Kigali: Rwanda's budding tourism sector received over a million visitors in 2008 and raised an estimated $214 million (Dh 787.1 million), up from $138 million the previous year, the Rwanda Development Board said on Tuesday.

Tourism revenue in the tiny central African republic, famous for its gorilla tracking projects, will grow to $224 million in 2009 and visitors will increase to 1.14 million, the board said.

"This is a huge, huge difference by any standards. We have to keep revising our projections," said Rosette Chantal Rugamba, deputy CEO at the development board.

Growth has been bolstered by strong investment in the sector that has become the leading hard currency earner.

Rugamba said the industry would continue to flourish in 2009 with the opening of nine new hotels and lodges across Rwanda.

Five of the new hotels are owned by Dubai World. The state-owned investment fund has sunk $230 million into accommodation in Rwanda.

"We were projecting that by 2012, tourism will be generating 5.6 per cent [of gross domestic product, or GDP] but we think that already at the end of this year, it will be at five per cent."

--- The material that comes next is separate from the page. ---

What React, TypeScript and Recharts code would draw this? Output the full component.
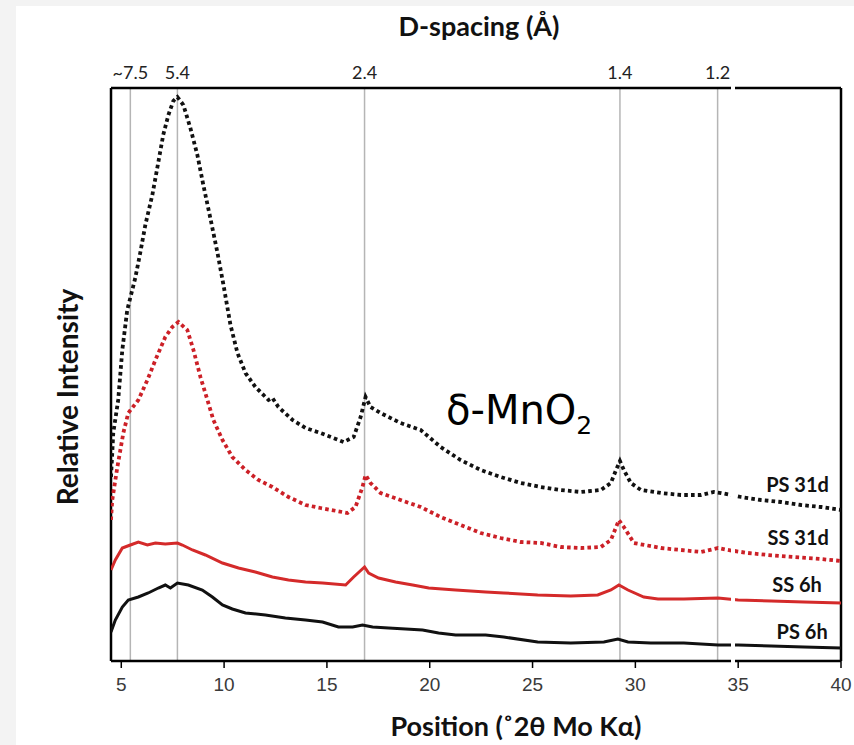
import { LineChart, Line, XAxis, YAxis, ReferenceLine, ReferenceDot } from 'recharts'

// 2θ (Mo Kα) vs relative intensity (arbitrary units)
const ps31d: [number, number][] = [
  [4.5, 184], [4.61, 228], [4.85, 261], [5.05, 311], [5.29, 351], [5.68, 383], [5.93, 409], [6.17, 436],
  [6.51, 466], [6.75, 493], [7.04, 526], [7.29, 546], [7.53, 560], [7.73, 564], [8.02, 556], [8.36, 533],
  [8.7, 506], [8.99, 476], [9.33, 443], [9.67, 409], [9.97, 376], [10.31, 336], [10.65, 308], [11.04, 288],
  [11.52, 274], [12.16, 261], [12.35, 263], [12.64, 254], [13.33, 241], [13.96, 233], [14.69, 228], [15.81, 219],
  [16.3, 224], [16.64, 244], [16.88, 264], [17.12, 254], [17.61, 248], [18.58, 238], [19.56, 231], [20.53, 214],
  [21.5, 201], [22.48, 191], [23.45, 184], [24.43, 178], [25.4, 174], [26.37, 171], [27.35, 169], [28.32, 171],
  [28.81, 178], [29.06, 191], [29.25, 200], [29.44, 191], [29.78, 178], [30.27, 171], [31.24, 168], [32.22, 166],
  [33.19, 166], [33.82, 169], [34.17, 168], [35.14, 164], [36.11, 161], [37.08, 159], [38.06, 156], [39.03, 154],
  [40, 151],
]

const ss31d: [number, number][] = [
  [4.5, 141], [4.56, 161], [4.81, 194], [5.1, 228], [5.34, 248], [5.83, 261], [6.27, 281], [6.66, 301],
  [7.14, 324], [7.48, 334], [7.78, 339], [8.21, 331], [8.51, 311], [8.85, 284], [9.19, 261], [9.48, 241],
  [9.92, 221], [10.4, 204], [11.04, 191], [11.67, 181], [12.35, 174], [13.13, 164], [13.96, 156], [14.69, 153],
  [16.0, 148], [16.39, 154], [16.73, 174], [16.88, 186], [17.12, 178], [17.61, 168], [18.58, 161], [19.56, 154],
  [20.53, 144], [21.5, 136], [22.48, 128], [23.45, 123], [24.43, 119], [25.4, 118], [26.37, 114], [27.35, 113],
  [28.32, 114], [28.81, 121], [29.2, 141], [29.44, 134], [29.93, 118], [31.24, 113], [32.22, 111], [33.19, 109],
  [34.02, 113], [34.5, 111], [35.48, 108], [36.45, 106], [37.72, 104], [39.03, 102], [40, 100],
]

const ss6h: [number, number][] = [
  [4.5, 91], [4.71, 101], [5.05, 113], [5.44, 116], [5.83, 119], [6.27, 116], [6.66, 118], [7.14, 117],
  [7.73, 118], [7.97, 116], [8.46, 111], [9.09, 106], [9.92, 98], [10.7, 93], [11.52, 89], [12.35, 84],
  [13.13, 81], [13.96, 79], [14.79, 78], [15.91, 76], [16.3, 84], [16.83, 94], [17.03, 88], [17.51, 83],
  [18.34, 79], [19.17, 76], [19.95, 73], [21.26, 71], [22.72, 69], [23.6, 68], [25.25, 66], [26.86, 65],
  [28.17, 66], [28.81, 71], [29.2, 76], [29.64, 71], [30.41, 64], [31.1, 62], [32.36, 62], [34.02, 63],
  [35.0, 61], [36.6, 60], [38.2, 59], [40, 58],
]

const ps6h: [number, number][] = [
  [4.5, 29], [4.71, 41], [5.05, 54], [5.34, 61], [5.83, 64], [6.31, 68], [6.8, 73], [7.14, 76],
  [7.39, 73], [7.73, 78], [8.26, 76], [8.94, 71], [9.43, 64], [9.92, 56], [10.4, 52], [11.04, 48],
  [12.01, 46], [12.98, 43], [13.96, 41], [14.79, 39], [15.56, 34], [16.25, 34], [16.73, 36], [17.22, 34],
  [18.0, 33], [18.83, 32], [19.65, 31], [20.43, 28], [21.26, 26], [22.72, 26], [23.6, 24], [25.25, 19],
  [26.86, 18], [28.47, 19], [29.15, 22], [29.64, 19], [30.75, 18], [32.36, 18], [34.02, 16], [35.0, 16],
  [36.6, 15], [38.2, 14], [40, 13],
]

const positionTicks = [5, 10, 15, 20, 25, 30, 35, 40]
// peak positions (°2θ) and their d-spacings (Å)
const peakTheta = [5.44, 7.73, 16.83, 29.25, 34.0]
const peakSpacing = ['~7.5', '5.4', '2.4', '1.4', '1.2']

const seriesLabels = [
  { name: 'PS 31d', x: 39.66, y: 176 },
  { name: 'SS 31d', x: 39.66, y: 123 },
  { name: 'SS 6h', x: 39.32, y: 76 },
  { name: 'PS 6h', x: 39.6, y: 29 },
]

const toRows = (pts: [number, number][]) => pts.map(([x, y]) => ({ x, y }))

const titleFont = 'Lato, "Open Sans", sans-serif'
const frame = { stroke: '#000', strokeWidth: 2.5 }

export default function App() {
  return (
    <div style={{ position: 'absolute', left: 0, top: 0, width: 854, height: 745, background: '#f3f3f3', overflow: 'hidden' }}>
      <div style={{ position: 'absolute', left: 16, top: 6, width: 838, height: 739, background: '#fff' }} />
      <div style={{ position: 'absolute', left: 0, top: 0 }}>
        <LineChart width={854} height={745} margin={{ top: 88, right: 13, bottom: 54, left: 111 }}>
          <XAxis
            dataKey="x"
            type="number"
            domain={[4.5, 40]}
            ticks={positionTicks}
            allowDataOverflow
            height={30}
            axisLine={frame}
            tickLine={{ stroke: '#000', strokeWidth: 1.5 }}
            tickSize={7}
            tickMargin={10}
            tick={{ fontSize: 19, fill: '#3a3a3a', fontFamily: '"Liberation Sans", Arial, sans-serif' }}
          />
          <YAxis hide type="number" domain={[0, 573]} />

          {peakTheta.map((t, i) => (
            <ReferenceLine
              key={t}
              x={t}
              stroke="#b5b5b5"
              strokeWidth={1.5}
              label={{ value: peakSpacing[i], position: 'top', offset: 9, fill: '#222', fontSize: 18, fontFamily: titleFont }}
            />
          ))}

          {/* plot frame */}
          <ReferenceLine y={573} {...frame} />
          <ReferenceLine x={4.5} {...frame} />
          <ReferenceLine x={40} {...frame} />

          <Line data={toRows(ps31d)} dataKey="y" type="linear" stroke="#111" strokeWidth={3.8} strokeDasharray="3.6 3.2" dot={false} isAnimationActive={false} />
          <Line data={toRows(ss31d)} dataKey="y" type="linear" stroke="#cc2027" strokeWidth={3.8} strokeDasharray="3.6 3.2" dot={false} isAnimationActive={false} />
          <Line data={toRows(ss6h)} dataKey="y" type="linear" stroke="#d42a2a" strokeWidth={3} dot={false} isAnimationActive={false} />
          <Line data={toRows(ps6h)} dataKey="y" type="linear" stroke="#111" strokeWidth={3} dot={false} isAnimationActive={false} />

          {seriesLabels.map(s => (
            <ReferenceDot
              key={s.name}
              x={s.x}
              y={s.y}
              r={0.1}
              fill="none"
              stroke="none"
              label={{ value: s.name, position: 'left', fill: '#111', fontSize: 20, fontWeight: 700, fontFamily: titleFont }}
            />
          ))}
        </LineChart>
      </div>

      {/* axis break near 35° */}
      <div style={{ position: 'absolute', left: 731, top: 84, width: 4, height: 582, background: '#fff' }} />

      <div style={{ position: 'absolute', left: 0, width: 958, top: 9, textAlign: 'center', fontFamily: titleFont, fontWeight: 700, fontSize: 27, color: '#111' }}>
        D-spacing (Å)
      </div>
      <div style={{ position: 'absolute', left: 0, width: 1032, top: 709, textAlign: 'center', fontFamily: titleFont, fontWeight: 700, fontSize: 27, color: '#111' }}>
        Position (˚2θ Mo Kα)
      </div>
      <div
        style={{
          position: 'absolute', left: 67, top: 397, transform: 'translate(-50%, -50%) rotate(-90deg)', whiteSpace: 'nowrap',
          fontFamily: titleFont, fontWeight: 700, fontSize: 28, color: '#111',
        }}
      >
        Relative Intensity
      </div>
      <div style={{ position: 'absolute', left: 446, top: 386, fontFamily: '"DejaVu Sans", Verdana, sans-serif', fontSize: 40, color: '#000', whiteSpace: 'nowrap', lineHeight: 1.2 }}>
        δ-MnO<span style={{ fontSize: 25, position: 'relative', top: 10 }}>2</span>
      </div>
    </div>
  )
}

Rugamba said the coffee-growing country hopes to encourage tourists to stay longer by introducing other attractions beyond the gorilla experience.

Earlier this month, tourism authorities inaugurated the 1,000 square kilometre Nyungwe national park, which they said was a "biological hot-spot" that boasts large populations of chimpanzees and colobus monkeys.

"When we were trying to diversify tourism in Rwanda, we wanted to get away from gorilla-only tourism," she said.

In the past, a lack of accommodation stunted Nyungwe's popularity but Dubai World expects to open a 25-room lodge in the park by August.

The park also received a $5.5 million grant from the United States to build a series of elevated canopy walkways and jungle swings.

A Tutsi rebel offensive in neighbouring Democratic Republic of Congo had not dented tourist numbers dramatically, Rugamba said.

"The Congo issue affected us but not much. Right now we haven't seen many cancellations but we did see some due to ongoing Congo problems," she said.

Rwanda is credited with rapid growth since the 1994 genocide that claimed the lives of 800,000 Tutsis and moderate Hutus.

President Paul Kagame is praised by supporters with restoring order, achieving healthy economic growth and running a disciplined government but critics say his authoritarian style impedes democracy.